Bucket List - Speak at a funeral

The Bucket List is a list of things I want to do/feel I should do before I die. I've done some of them already, and I'm telling one of those stories here. To see the whole list, click here.
I was a lucky child. I grew up in the same house from birth till I was over 21 years old. My early life was incredibly stable, safe and happy.
I lived in a nice, middle class, suburban neighborhood, and we had a little local gang of kinds, kind of like Charlie Brown and his friends in Peanuts.
From very early on, I was friends with Ellen. We met when I went to crèche/nursery school at 3 years old.
I stayed the night at her house more times than I can count. When we were tiny, I would bathe with her and her brother and sister, all of us fitting into the bath at the same time.
Her parents were like a close uncle and aunt. My brother and sisters were so much older than me that Ellen's sister and brother felt like my little siblings. Her house was my surrogate home.

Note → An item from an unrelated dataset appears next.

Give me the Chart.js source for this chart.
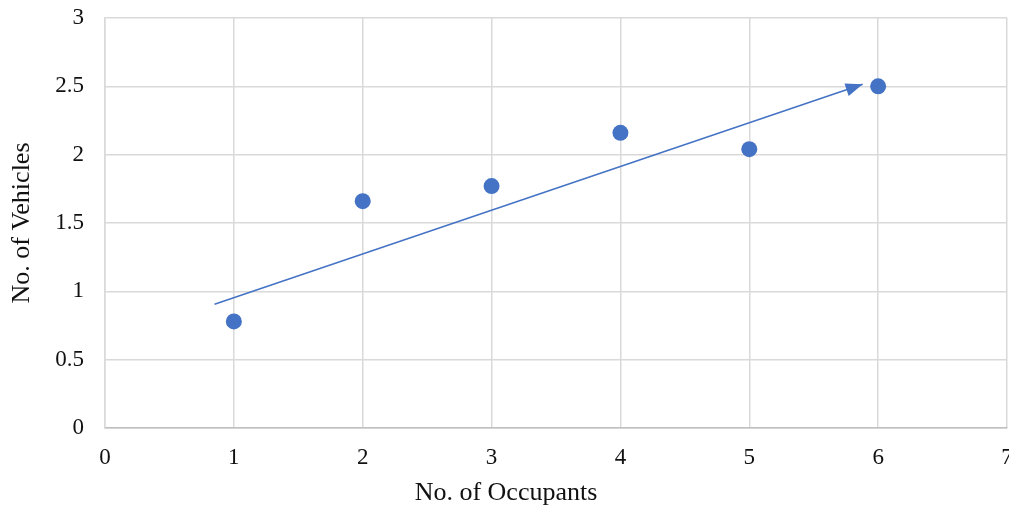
<!DOCTYPE html>
<html>
<head>
<meta charset="utf-8">
<script src="https://cdn.jsdelivr.net/npm/chart.js@4.4.1/dist/chart.umd.min.js"></script>
<style>
  html, body { margin: 0; padding: 0; background: #fff; overflow: hidden; }
  .chart-box { width: 1015px; height: 507px; position: relative; }
</style>
</head>
<body>
<div class="chart-box">
  <canvas id="occupancyChart"></canvas>
</div>
<script>
// Observed values
const occupants = [1, 2, 3, 4, 5, 6];
const vehicles = [0.78, 1.66, 1.77, 2.16, 2.04, 2.5];

// Trend arrow, start and end
const arrowX = [0.85, 5.88];
const arrowY = [0.905, 2.515];

// Axis ticks
const xTicks = [0, 1, 2, 3, 4, 5, 6, 7];
const yTicks = [0, 0.5, 1, 1.5, 2, 2.5, 3];

const blue = "#4472C4";
const serif = "'Liberation Serif', 'Times New Roman', serif";

// Arrowhead at the end of the trend line
const arrowHead = {
  id: "arrowHead",
  afterDatasetsDraw(chart) {
    const meta = chart.getDatasetMeta(1);
    const pts = meta.data;
    if (pts.length < 2) return;
    const a = pts[pts.length - 2];
    const b = pts[pts.length - 1];
    const ang = Math.atan2(b.y - a.y, b.x - a.x);
    const len = 17;
    const half = 6.5;
    const ctx = chart.ctx;
    ctx.save();
    ctx.translate(b.x, b.y);
    ctx.rotate(ang);
    ctx.beginPath();
    ctx.moveTo(0, 0);
    ctx.lineTo(-len, -half);
    ctx.lineTo(-len, half);
    ctx.closePath();
    ctx.fillStyle = blue;
    ctx.fill();
    ctx.restore();
  },
};

const ctx = document.getElementById("occupancyChart").getContext("2d");
new Chart(ctx, {
  type: "scatter",
  data: {
    datasets: [
      {
        label: "Vehicles",
        data: occupants.map((x, i) => ({ x: x, y: vehicles[i] })),
        backgroundColor: blue,
        borderWidth: 0,
        pointRadius: 8,
        pointHoverRadius: 8,
      },
      {
        type: "line",
        label: "Trend",
        data: arrowX.map((x, i) => ({ x: x, y: arrowY[i] })),
        borderColor: blue,
        borderWidth: 1.5,
        pointRadius: 0,
        fill: false,
      },
    ],
  },
  options: {
    responsive: true,
    maintainAspectRatio: false,
    animation: false,
    layout: { padding: { top: 18, left: 0, right: 3, bottom: 0 } },
    scales: {
      x: {
        type: "linear",
        min: 0,
        max: 7,
        afterBuildTicks: (scale) => {
          scale.ticks = xTicks.map((v) => ({ value: v }));
        },
        afterFit: (scale) => {
          scale.height = 50.4;
          // let the last label run off the edge
          scale.paddingLeft = 0;
          scale.paddingRight = 0;
        },
        ticks: {
          color: "#111",
          padding: 16,
          font: { family: serif, size: 23 },
          maxRotation: 0,
          callback: (v) => String(v),
        },
        grid: { color: "#d9d9d9", lineWidth: 1.5, drawTicks: false },
        border: { color: "#bfbfbf", width: 1.5 },
      },
      y: {
        min: 0,
        max: 3,
        afterBuildTicks: (scale) => {
          scale.ticks = yTicks.map((v) => ({ value: v }));
        },
        afterFit: (scale) => {
          scale.width = 105;
          scale.paddingTop = 0;
          scale.paddingBottom = 0;
        },
        ticks: {
          color: "#111",
          padding: 21,
          font: { family: serif, size: 23 },
          callback: (v) => String(v),
        },
        grid: { color: "#d9d9d9", lineWidth: 1.5, drawTicks: false },
        border: { color: "#d9d9d9", width: 1.5 },
        title: {
          display: true,
          text: "No. of Vehicles",
          color: "#111",
          padding: { top: 6.4, bottom: 0 },
          font: { family: serif, size: 26, lineHeight: 1.2 },
        },
      },
    },
    plugins: {
      legend: { display: false },
      tooltip: { enabled: false },
      title: {
        display: true,
        position: "bottom",
        text: "No. of Occupants",
        color: "#111",
        padding: 0,
        font: { family: serif, size: 26, weight: "normal", lineHeight: 1.1 },
      },
    },
  },
  plugins: [arrowHead],
});
</script>
</body>
</html>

As we grew older, we were all at her house every day in the summer, because she had a pool. We played Marco Polo in earlier years, and slathered ourselves in baby oil to get tanned when we were teenagers. We rode our bikes, we played hide and seek, we went to the movies, we hung out at the mall.
She didn't always see me as her BFF, but I saw her as mine. At my 21st birthday, Ellen stood up and shocked me by apologizing to me for sometimes having been cruel to me. I didn't know what to say. She was 90% friend and only 10% bitch, but little girls are like that... we can be horrid to each other. I have no doubt that I was awful to her too at times.
Then we went to different Universities, I left to travel in the UK and Europe, and we grew apart a little. I didn't like her boyfriend when I met him, but then again, I was always insanely jealous of anyone who took her attention away from me.
I came home after a year in England to attend her wedding. She was moving to another country and going to live on a farm with that same guy I didn't like. This was the exact opposite of the plans that I had for myself, and I didn't agree with her choices, but I was happy that she was happy.
I know her wedding was lovely even though my recollection of it is hazy. I wish I remembered it better.
Sadly, it is overshadowed by the memory of her funeral, which took place a few weeks later. I had come home for a short stay, arriving just before her wedding. As it turned out, I was going to be there long enough to pay my respects to her in person.
A few days after her honeymoon ended, she died in a car accident.
My mother, who also saw her as a daughter, called me, crying, to tell me the news. I remember it so clearly. I was visiting friends in another town, I was sitting in the bath, someone brought me the cordless phone, and I just didn't believe my mother.
"You're joking!" I kept screeching at her.
I can't imagine how hard it must have been for her to make that phone call.
And so, suddenly, I had a funeral to attend.
Ellen was the first child, and her mother's favorite. Seeing my second mom at the funeral, this lovely woman, in such pain, was one of the hardest things I have ever seen. I have a mini-video snapshot in my memory of her walking to the front to put a photo of Ellen on a stand, her husband trying to steer her into a pew, and her brushing his hand away, going up there to put the photo up for all to see the beauty that was taken from us. From that day on, Ellen's mother - previously the light of every party, tanned, fit, well groomed - aged.
I can't remember if I offered to speak, or if they asked me. I thought long and hard about what to say. I thought about reading a poem, I thought about talking about our childhood, I thought about saying all the nice things I could remember about Ellen.
But all that seemed like such clichéd bullshit.
And so I stood up and I told the truth.
I don't remember the whole speech. But I remember saying:
"I don't know how you feel, but I'm angry!"
I think I went on to say that it wasn't fair, that she had her life in front of her and that she was one of the kindest and sweetest people I knew.
It was true.
Ellen never smoked or drank too much or misbehaved like I did. She was a really wholesome girl, pretty, sporty, fun and open-hearted.
I also said that she wasn't perfect. But I didn't give the examples of her sister getting slapped all the time when we were kids for trying to hang around with us. Or that she hated staying over at my house and always made me go to hers for the night. Or even that she was the queen, the leader, the controller of any game we played.
I said that, in spite of not being perfect, she was one of the good ones, and she didn't deserve to die.
Because she didn't, for fuck's sake!
When this happened, Ellen and I were 26 years old.